On 27 August, Stuff reported that the Nelson City Council candidate Zoe Byrne had links to Voices for Freedom. Byrne had delivered newsletters for the group and spoke at their Resilience Festival in Richmond's A&P Showgrounds on 20 August. Byrne is also affiliated with a local election ticket body called the Nelson Citizens' Alliance, which has opposed the Government's Three Waters reform programme and the establishment of a Māori ward on the Nelson City Council. In June 2022, VFF had endorsed the Nelson Citizens' Alliance in a newsletter. In response, Nelson Citizens' Alliance spokesperson Peter Rait stated that he was unaware of Byrne's affiliation with VFF.

On 28 August, Stuff reported that several Groundswell NZ activists including Whangārei convenor Tracy Thomasson and James Wolfen Duvall were also members of Voices for Freedom. Thomasson ran as a candidate for the Whangārei District Council and had also shared social media posts expressing anti-vaccination sentiment, promoting the far right group Counterspin Media, and supporting the anti-vaccine protesters' occupation of Parliament. Duvall also ran for the Golden Bay ward of the Tasman District Council. In response, Groundswell's co-founder Bryan McKenzie stated that these individuals did not represent Groundswell's values and added that Groundswell had severed ties with Thomasson.

In mid-September 2022, Stuff reported that Voices for Freedom had enlisted former Green Party candidate and public relations practitioner Natalie Cutler-Welsh to coach their candidates about election campaigning, handling social media, messaging and handling journalists. In addition, co-found Deeks confirmed that she had recruited Canadian-New Zealander Cutler-Welsh to run online seminars on communications and managing online and social media behaviour.

On 21 September, Taupō District Council candidate Duncan Campbell acknowledged that he supported Voices for Freedom's positions and had attended their meetings.

In early October 2022, Voices for Freedom published a candidate survey listing candidates who shared its views on opposing lockdowns, vaccine mandates and the Three Waters reform programme. The group also launched an advertising campaign to counter the New Plymouth District Council's anti-disinformation advertising campaign.

Following the release of preliminary local election results on 8 October, Stuff reported that fewer than twelve Voices of Freedom-affiliated candidates had been elected to local government positions. The VFF had fielded over 200 candidates who were contesting 159 races.

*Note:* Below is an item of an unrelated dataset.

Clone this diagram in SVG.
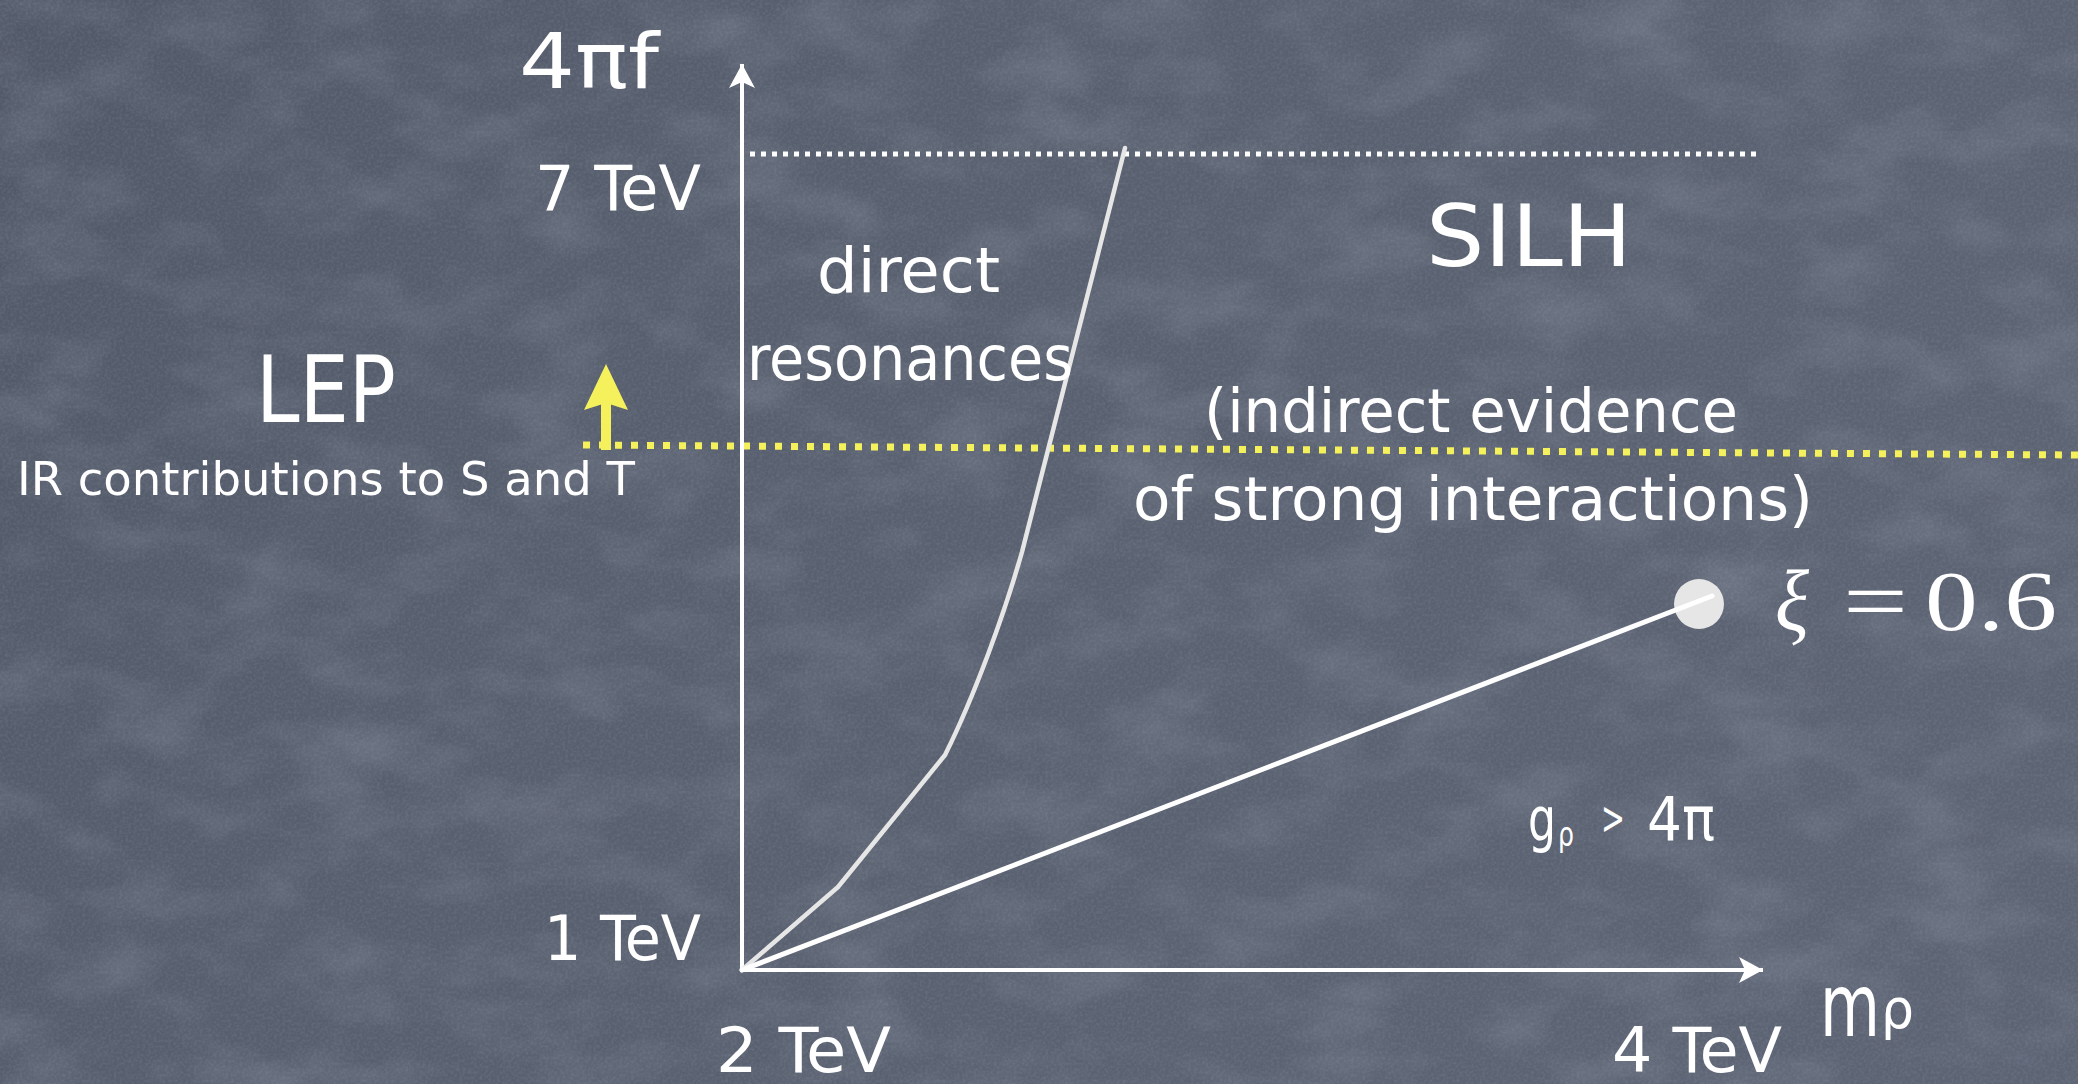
<svg xmlns="http://www.w3.org/2000/svg" width="2078" height="1084" viewBox="0 0 2078 1084">
  <defs>
    <linearGradient id="bg" x1="0" y1="0" x2="1" y2="0.3">
      <stop offset="0" stop-color="#515867"/>
      <stop offset="0.35" stop-color="#575e6d"/>
      <stop offset="1" stop-color="#5c6373"/>
    </linearGradient>
    <filter id="chalk" x="0" y="0" width="100%" height="100%">
      <feTurbulence type="fractalNoise" baseFrequency="0.01 0.018" numOctaves="4" seed="7"/>
      <feColorMatrix type="matrix" values="0 0 0 0 0.62  0 0 0 0 0.67  0 0 0 0 0.76  0.9 0 0 0 -0.38"/>
    </filter>
    <filter id="grain" x="0" y="0" width="100%" height="100%">
      <feTurbulence type="fractalNoise" baseFrequency="0.35" numOctaves="2" seed="2"/>
      <feColorMatrix type="matrix" values="0 0 0 0 0.5  0 0 0 0 0.55  0 0 0 0 0.65  0.5 0 0 0 -0.18"/>
    </filter>
    <marker id="wArrow" markerUnits="userSpaceOnUse" markerWidth="26" markerHeight="26" refX="24" refY="13" orient="auto">
      <path d="M0,0 L24,13 L0,26 L6,13 Z" fill="#ffffff"/>
    </marker>
    <style>
      .chalk { font-family: "Liberation Sans Narrow", "DejaVu Sans Condensed", "DejaVu Sans", sans-serif; fill: #ffffff; }
      .math { font-family: "Liberation Serif", "DejaVu Serif", serif; fill: #ffffff; }
      .axis { stroke: #ffffff; stroke-width: 4; fill: none; }
    </style>
  </defs>

  <g id="background">
    <rect x="0" y="0" width="2078" height="1084" fill="url(#bg)"/>
    <rect x="0" y="0" width="2078" height="1084" filter="url(#chalk)" opacity="0.35"/>
    <rect x="0" y="0" width="2078" height="1084" filter="url(#grain)" opacity="0.5"/>
  </g>

  <g id="connectors">
    <line id="line-7tev" x1="750" y1="154" x2="1760" y2="154" stroke="#ffffff" stroke-width="5" stroke-dasharray="5 6"/>
    <line id="line-lep" x1="583" y1="445" x2="2078" y2="455" stroke="#f4f15c" stroke-width="7" stroke-dasharray="7 9"/>
    <g id="lep-arrow">
      <rect x="601" y="400" width="10" height="50" fill="#f4f15c"/>
      <path d="M606,364 L628,410 L606,403 L584,410 Z" fill="#f4f15c"/>
    </g>
    <line id="y-axis" class="axis" x1="742" y1="972" x2="742" y2="64" marker-end="url(#wArrow)"/>
    <line id="x-axis" class="axis" x1="740" y1="970" x2="1763" y2="970" marker-end="url(#wArrow)"/>
    <path id="resonance-curve" d="M742,970 L838,887 L945,755 C975,695 1005,612 1022,552 L1125,148" fill="none" stroke="#e6e6e6" stroke-width="4.5" stroke-linejoin="round" stroke-linecap="round"/>
  </g>

  <g id="xi-point">
    <ellipse cx="1699" cy="604" rx="25" ry="25" fill="#e6e6e6"/>
    <line x1="742" y1="970" x2="1712" y2="596" stroke="#ffffff" stroke-width="5" stroke-linecap="round"/>
  </g>

  <g id="labels">
    <text id="lbl-4pif" class="chalk" x="519" y="88" font-size="76" textLength="140" lengthAdjust="spacingAndGlyphs">4πf</text>
    <text id="lbl-7tev" class="chalk" x="535" y="210" font-size="62" textLength="166" lengthAdjust="spacingAndGlyphs">7 TeV</text>
    <text id="lbl-1tev" class="chalk" x="544" y="960" font-size="62" textLength="157" lengthAdjust="spacingAndGlyphs">1 TeV</text>
    <text id="lbl-2tev" class="chalk" x="716" y="1072" font-size="62" textLength="175" lengthAdjust="spacingAndGlyphs">2 TeV</text>
    <text id="lbl-4tev" class="chalk" x="1612" y="1072" font-size="62" textLength="170" lengthAdjust="spacingAndGlyphs">4 TeV</text>
    <text id="lbl-mrho" class="chalk" font-size="88"><tspan x="1820" y="1036" textLength="60" lengthAdjust="spacingAndGlyphs">m</tspan><tspan x="1881" y="1028" font-size="56" textLength="33" lengthAdjust="spacingAndGlyphs">ρ</tspan></text>
    <text id="lbl-direct" class="chalk" x="817" y="292" font-size="62" textLength="183" lengthAdjust="spacingAndGlyphs">direct</text>
    <text id="lbl-resonances" class="chalk" x="747" y="380" font-size="62" textLength="326" lengthAdjust="spacingAndGlyphs">resonances</text>
    <text id="lbl-silh" class="chalk" x="1426" y="266" font-size="86" textLength="206" lengthAdjust="spacingAndGlyphs">SILH</text>
    <text id="lbl-lep" class="chalk" x="256" y="422" font-size="92" textLength="140" lengthAdjust="spacingAndGlyphs">LEP</text>
    <text id="lbl-ir" class="chalk" x="17" y="495" font-size="46" textLength="618" lengthAdjust="spacingAndGlyphs">IR contributions to S and T</text>
    <text id="lbl-indirect1" class="chalk" x="1204" y="432" font-size="60" textLength="534" lengthAdjust="spacingAndGlyphs">(indirect evidence</text>
    <text id="lbl-indirect2" class="chalk" x="1133" y="520" font-size="60" textLength="680" lengthAdjust="spacingAndGlyphs">of strong interactions)</text>
    <text id="lbl-grho" class="chalk" font-size="60"><tspan x="1528" y="840" textLength="28" lengthAdjust="spacingAndGlyphs">g</tspan><tspan x="1558" y="846" font-size="34" textLength="16" lengthAdjust="spacingAndGlyphs">ρ</tspan><tspan x="1601" y="834" font-size="46" textLength="24" lengthAdjust="spacingAndGlyphs">&gt;</tspan><tspan x="1647" y="840" textLength="68" lengthAdjust="spacingAndGlyphs">4π</tspan></text>
    <text id="lbl-xi" class="math" x="1775" y="630" font-size="86" font-style="italic" textLength="34" lengthAdjust="spacingAndGlyphs">ξ</text>
    <text id="lbl-eq" class="math" x="1843" y="630" font-size="84" textLength="65" lengthAdjust="spacingAndGlyphs">=</text>
    <text id="lbl-06" class="math" x="1925" y="630" font-size="84" textLength="132" lengthAdjust="spacingAndGlyphs">0.6</text>
  </g>
</svg>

Notable successful pro-VFF candidates have included Southland District Council member Jaspreet Bosparai, Teviot Community Board member Gill Booth, Deputy Mayor of Whanganui Jenny Duncan, Paraparaumu/Raumati Community board member Jonny Best, Waikato Regional Council member Clyde Graf, Selwyn District Council member Elizabeth Mundt, Hibiscus and Bays Local Board member Leanne Willis, Oraka Aparima community board member Emma Gould, and Taupo District Council member Duncan Campbell. In addition, several incumbent councillors who had expressed support for VFF's views including Carterton District Council member Jill Greathead and Gisborne District Council member Meredith Akuhata-Brown were defeated.